WHAT THE TASK REQUIRES → Your task is to transcribe the data in full.

GIVEN DATA →

--

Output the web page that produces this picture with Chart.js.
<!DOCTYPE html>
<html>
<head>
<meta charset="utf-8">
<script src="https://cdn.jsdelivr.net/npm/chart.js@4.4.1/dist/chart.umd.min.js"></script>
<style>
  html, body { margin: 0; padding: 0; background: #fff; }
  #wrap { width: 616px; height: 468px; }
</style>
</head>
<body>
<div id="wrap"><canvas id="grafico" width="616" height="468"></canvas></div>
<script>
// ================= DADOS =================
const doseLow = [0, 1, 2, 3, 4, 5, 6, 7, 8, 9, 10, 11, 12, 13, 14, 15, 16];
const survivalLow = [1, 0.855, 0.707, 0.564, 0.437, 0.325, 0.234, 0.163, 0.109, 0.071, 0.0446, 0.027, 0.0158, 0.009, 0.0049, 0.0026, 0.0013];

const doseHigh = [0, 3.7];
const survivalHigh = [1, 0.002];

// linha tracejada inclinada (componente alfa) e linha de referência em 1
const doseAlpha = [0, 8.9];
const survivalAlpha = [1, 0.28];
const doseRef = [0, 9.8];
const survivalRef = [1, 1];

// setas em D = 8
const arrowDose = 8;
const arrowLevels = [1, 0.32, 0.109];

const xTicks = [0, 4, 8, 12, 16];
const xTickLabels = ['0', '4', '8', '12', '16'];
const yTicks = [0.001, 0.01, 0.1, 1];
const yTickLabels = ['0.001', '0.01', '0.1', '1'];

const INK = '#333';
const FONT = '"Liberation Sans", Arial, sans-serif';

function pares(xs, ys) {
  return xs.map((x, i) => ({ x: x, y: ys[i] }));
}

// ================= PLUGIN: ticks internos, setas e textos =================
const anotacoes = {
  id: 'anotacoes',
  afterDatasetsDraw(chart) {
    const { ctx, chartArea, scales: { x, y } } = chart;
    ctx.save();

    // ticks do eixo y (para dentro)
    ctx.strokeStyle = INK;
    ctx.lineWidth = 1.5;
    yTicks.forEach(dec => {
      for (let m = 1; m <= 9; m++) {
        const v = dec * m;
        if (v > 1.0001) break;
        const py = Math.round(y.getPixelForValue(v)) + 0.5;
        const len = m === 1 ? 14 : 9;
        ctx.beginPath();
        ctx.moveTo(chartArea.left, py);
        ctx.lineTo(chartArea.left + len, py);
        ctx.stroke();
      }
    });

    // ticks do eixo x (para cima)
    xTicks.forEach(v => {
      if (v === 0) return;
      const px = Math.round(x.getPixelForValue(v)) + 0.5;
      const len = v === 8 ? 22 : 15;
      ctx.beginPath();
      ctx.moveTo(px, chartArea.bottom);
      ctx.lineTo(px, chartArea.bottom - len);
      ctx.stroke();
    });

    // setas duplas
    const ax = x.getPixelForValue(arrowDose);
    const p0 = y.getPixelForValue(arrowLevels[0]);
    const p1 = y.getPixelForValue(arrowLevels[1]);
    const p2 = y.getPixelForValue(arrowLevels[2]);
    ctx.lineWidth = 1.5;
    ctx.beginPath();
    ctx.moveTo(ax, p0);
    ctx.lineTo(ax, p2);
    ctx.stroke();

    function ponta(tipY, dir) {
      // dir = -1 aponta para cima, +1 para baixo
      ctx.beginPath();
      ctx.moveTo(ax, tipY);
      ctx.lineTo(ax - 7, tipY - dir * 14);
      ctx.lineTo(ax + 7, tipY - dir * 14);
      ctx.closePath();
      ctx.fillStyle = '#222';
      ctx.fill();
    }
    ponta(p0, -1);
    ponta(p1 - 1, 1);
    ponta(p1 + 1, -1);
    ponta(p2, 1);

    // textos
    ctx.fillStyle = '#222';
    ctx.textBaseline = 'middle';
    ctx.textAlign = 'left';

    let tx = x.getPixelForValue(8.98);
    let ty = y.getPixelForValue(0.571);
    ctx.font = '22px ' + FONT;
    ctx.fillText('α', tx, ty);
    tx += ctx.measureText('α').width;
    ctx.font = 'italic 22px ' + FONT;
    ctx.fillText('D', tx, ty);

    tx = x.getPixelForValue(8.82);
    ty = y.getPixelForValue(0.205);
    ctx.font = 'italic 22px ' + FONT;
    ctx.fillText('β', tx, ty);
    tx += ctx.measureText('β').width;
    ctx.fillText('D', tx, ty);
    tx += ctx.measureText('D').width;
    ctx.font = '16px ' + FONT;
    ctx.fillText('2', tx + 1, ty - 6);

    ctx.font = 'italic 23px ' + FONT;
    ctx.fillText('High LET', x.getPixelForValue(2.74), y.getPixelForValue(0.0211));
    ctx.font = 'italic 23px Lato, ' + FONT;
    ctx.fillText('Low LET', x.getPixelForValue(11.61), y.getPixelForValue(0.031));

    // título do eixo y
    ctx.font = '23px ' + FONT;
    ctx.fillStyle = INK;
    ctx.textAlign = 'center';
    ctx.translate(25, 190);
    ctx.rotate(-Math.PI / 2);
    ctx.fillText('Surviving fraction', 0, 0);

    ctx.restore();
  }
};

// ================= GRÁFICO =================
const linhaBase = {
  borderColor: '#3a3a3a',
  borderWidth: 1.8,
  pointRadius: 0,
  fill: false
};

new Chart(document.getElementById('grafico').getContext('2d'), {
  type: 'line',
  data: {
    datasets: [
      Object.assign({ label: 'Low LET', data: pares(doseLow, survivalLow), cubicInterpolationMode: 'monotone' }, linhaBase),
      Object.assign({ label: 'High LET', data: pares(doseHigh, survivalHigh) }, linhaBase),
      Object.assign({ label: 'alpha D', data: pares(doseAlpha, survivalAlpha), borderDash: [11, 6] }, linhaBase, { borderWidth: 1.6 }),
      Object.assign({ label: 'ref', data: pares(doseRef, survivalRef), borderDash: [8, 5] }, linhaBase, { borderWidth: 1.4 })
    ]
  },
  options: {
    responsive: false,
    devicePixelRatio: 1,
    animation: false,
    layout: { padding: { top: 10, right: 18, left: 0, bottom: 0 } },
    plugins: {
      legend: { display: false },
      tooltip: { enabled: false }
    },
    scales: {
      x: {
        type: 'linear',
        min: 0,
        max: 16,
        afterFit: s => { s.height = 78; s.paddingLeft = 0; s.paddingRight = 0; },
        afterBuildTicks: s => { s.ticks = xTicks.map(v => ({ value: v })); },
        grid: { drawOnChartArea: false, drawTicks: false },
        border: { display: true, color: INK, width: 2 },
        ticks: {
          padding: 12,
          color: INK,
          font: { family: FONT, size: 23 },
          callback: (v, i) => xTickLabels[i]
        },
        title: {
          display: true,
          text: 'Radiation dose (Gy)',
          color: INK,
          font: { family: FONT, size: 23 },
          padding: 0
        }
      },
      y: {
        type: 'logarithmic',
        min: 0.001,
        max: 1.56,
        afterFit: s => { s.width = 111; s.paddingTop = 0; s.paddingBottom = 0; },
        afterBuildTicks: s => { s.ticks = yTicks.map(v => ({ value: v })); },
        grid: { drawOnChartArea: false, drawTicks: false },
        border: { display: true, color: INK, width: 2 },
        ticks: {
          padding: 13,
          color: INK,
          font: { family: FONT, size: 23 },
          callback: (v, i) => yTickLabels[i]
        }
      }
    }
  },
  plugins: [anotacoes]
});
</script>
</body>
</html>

--

THE OUTPUT →
Output the web page that produces this picture with Chart.js.
<!DOCTYPE html>
<html>
<head>
<meta charset="utf-8">
<script src="https://cdn.jsdelivr.net/npm/chart.js@4.4.1/dist/chart.umd.min.js"></script>
<style>
  html, body { margin: 0; padding: 0; background: #fff; }
  #wrap { width: 616px; height: 468px; }
</style>
</head>
<body>
<div id="wrap"><canvas id="grafico" width="616" height="468"></canvas></div>
<script>
// ================= DADOS =================
const doseLow = [0, 1, 2, 3, 4, 5, 6, 7, 8, 9, 10, 11, 12, 13, 14, 15, 16];
const survivalLow = [1, 0.855, 0.707, 0.564, 0.437, 0.325, 0.234, 0.163, 0.109, 0.071, 0.0446, 0.027, 0.0158, 0.009, 0.0049, 0.0026, 0.0013];

const doseHigh = [0, 3.7];
const survivalHigh = [1, 0.002];

// linha tracejada inclinada (componente alfa) e linha de referência em 1
const doseAlpha = [0, 8.9];
const survivalAlpha = [1, 0.28];
const doseRef = [0, 9.8];
const survivalRef = [1, 1];

// setas em D = 8
const arrowDose = 8;
const arrowLevels = [1, 0.32, 0.109];

const xTicks = [0, 4, 8, 12, 16];
const xTickLabels = ['0', '4', '8', '12', '16'];
const yTicks = [0.001, 0.01, 0.1, 1];
const yTickLabels = ['0.001', '0.01', '0.1', '1'];

const INK = '#333';
const FONT = '"Liberation Sans", Arial, sans-serif';

function pares(xs, ys) {
  return xs.map((x, i) => ({ x: x, y: ys[i] }));
}

// ================= PLUGIN: ticks internos, setas e textos =================
const anotacoes = {
  id: 'anotacoes',
  afterDatasetsDraw(chart) {
    const { ctx, chartArea, scales: { x, y } } = chart;
    ctx.save();

    // ticks do eixo y (para dentro)
    ctx.strokeStyle = INK;
    ctx.lineWidth = 1.5;
    yTicks.forEach(dec => {
      for (let m = 1; m <= 9; m++) {
        const v = dec * m;
        if (v > 1.0001) break;
        const py = Math.round(y.getPixelForValue(v)) + 0.5;
        const len = m === 1 ? 14 : 9;
        ctx.beginPath();
        ctx.moveTo(chartArea.left, py);
        ctx.lineTo(chartArea.left + len, py);
        ctx.stroke();
      }
    });

    // ticks do eixo x (para cima)
    xTicks.forEach(v => {
      if (v === 0) return;
      const px = Math.round(x.getPixelForValue(v)) + 0.5;
      const len = v === 8 ? 22 : 15;
      ctx.beginPath();
      ctx.moveTo(px, chartArea.bottom);
      ctx.lineTo(px, chartArea.bottom - len);
      ctx.stroke();
    });

    // setas duplas
    const ax = x.getPixelForValue(arrowDose);
    const p0 = y.getPixelForValue(arrowLevels[0]);
    const p1 = y.getPixelForValue(arrowLevels[1]);
    const p2 = y.getPixelForValue(arrowLevels[2]);
    ctx.lineWidth = 1.5;
    ctx.beginPath();
    ctx.moveTo(ax, p0);
    ctx.lineTo(ax, p2);
    ctx.stroke();

    function ponta(tipY, dir) {
      // dir = -1 aponta para cima, +1 para baixo
      ctx.beginPath();
      ctx.moveTo(ax, tipY);
      ctx.lineTo(ax - 7, tipY - dir * 14);
      ctx.lineTo(ax + 7, tipY - dir * 14);
      ctx.closePath();
      ctx.fillStyle = '#222';
      ctx.fill();
    }
    ponta(p0, -1);
    ponta(p1 - 1, 1);
    ponta(p1 + 1, -1);
    ponta(p2, 1);

    // textos
    ctx.fillStyle = '#222';
    ctx.textBaseline = 'middle';
    ctx.textAlign = 'left';

    let tx = x.getPixelForValue(8.98);
    let ty = y.getPixelForValue(0.571);
    ctx.font = '22px ' + FONT;
    ctx.fillText('α', tx, ty);
    tx += ctx.measureText('α').width;
    ctx.font = 'italic 22px ' + FONT;
    ctx.fillText('D', tx, ty);

    tx = x.getPixelForValue(8.82);
    ty = y.getPixelForValue(0.205);
    ctx.font = 'italic 22px ' + FONT;
    ctx.fillText('β', tx, ty);
    tx += ctx.measureText('β').width;
    ctx.fillText('D', tx, ty);
    tx += ctx.measureText('D').width;
    ctx.font = '16px ' + FONT;
    ctx.fillText('2', tx + 1, ty - 6);

    ctx.font = 'italic 23px ' + FONT;
    ctx.fillText('High LET', x.getPixelForValue(2.74), y.getPixelForValue(0.0211));
    ctx.font = 'italic 23px Lato, ' + FONT;
    ctx.fillText('Low LET', x.getPixelForValue(11.61), y.getPixelForValue(0.031));

    // título do eixo y
    ctx.font = '23px ' + FONT;
    ctx.fillStyle = INK;
    ctx.textAlign = 'center';
    ctx.translate(25, 190);
    ctx.rotate(-Math.PI / 2);
    ctx.fillText('Surviving fraction', 0, 0);

    ctx.restore();
  }
};

// ================= GRÁFICO =================
const linhaBase = {
  borderColor: '#3a3a3a',
  borderWidth: 1.8,
  pointRadius: 0,
  fill: false
};

new Chart(document.getElementById('grafico').getContext('2d'), {
  type: 'line',
  data: {
    datasets: [
      Object.assign({ label: 'Low LET', data: pares(doseLow, survivalLow), cubicInterpolationMode: 'monotone' }, linhaBase),
      Object.assign({ label: 'High LET', data: pares(doseHigh, survivalHigh) }, linhaBase),
      Object.assign({ label: 'alpha D', data: pares(doseAlpha, survivalAlpha), borderDash: [11, 6] }, linhaBase, { borderWidth: 1.6 }),
      Object.assign({ label: 'ref', data: pares(doseRef, survivalRef), borderDash: [8, 5] }, linhaBase, { borderWidth: 1.4 })
    ]
  },
  options: {
    responsive: false,
    devicePixelRatio: 1,
    animation: false,
    layout: { padding: { top: 10, right: 18, left: 0, bottom: 0 } },
    plugins: {
      legend: { display: false },
      tooltip: { enabled: false }
    },
    scales: {
      x: {
        type: 'linear',
        min: 0,
        max: 16,
        afterFit: s => { s.height = 78; s.paddingLeft = 0; s.paddingRight = 0; },
        afterBuildTicks: s => { s.ticks = xTicks.map(v => ({ value: v })); },
        grid: { drawOnChartArea: false, drawTicks: false },
        border: { display: true, color: INK, width: 2 },
        ticks: {
          padding: 12,
          color: INK,
          font: { family: FONT, size: 23 },
          callback: (v, i) => xTickLabels[i]
        },
        title: {
          display: true,
          text: 'Radiation dose (Gy)',
          color: INK,
          font: { family: FONT, size: 23 },
          padding: 0
        }
      },
      y: {
        type: 'logarithmic',
        min: 0.001,
        max: 1.56,
        afterFit: s => { s.width = 111; s.paddingTop = 0; s.paddingBottom = 0; },
        afterBuildTicks: s => { s.ticks = yTicks.map(v => ({ value: v })); },
        grid: { drawOnChartArea: false, drawTicks: false },
        border: { display: true, color: INK, width: 2 },
        ticks: {
          padding: 13,
          color: INK,
          font: { family: FONT, size: 23 },
          callback: (v, i) => yTickLabels[i]
        }
      }
    }
  },
  plugins: [anotacoes]
});
</script>
</body>
</html>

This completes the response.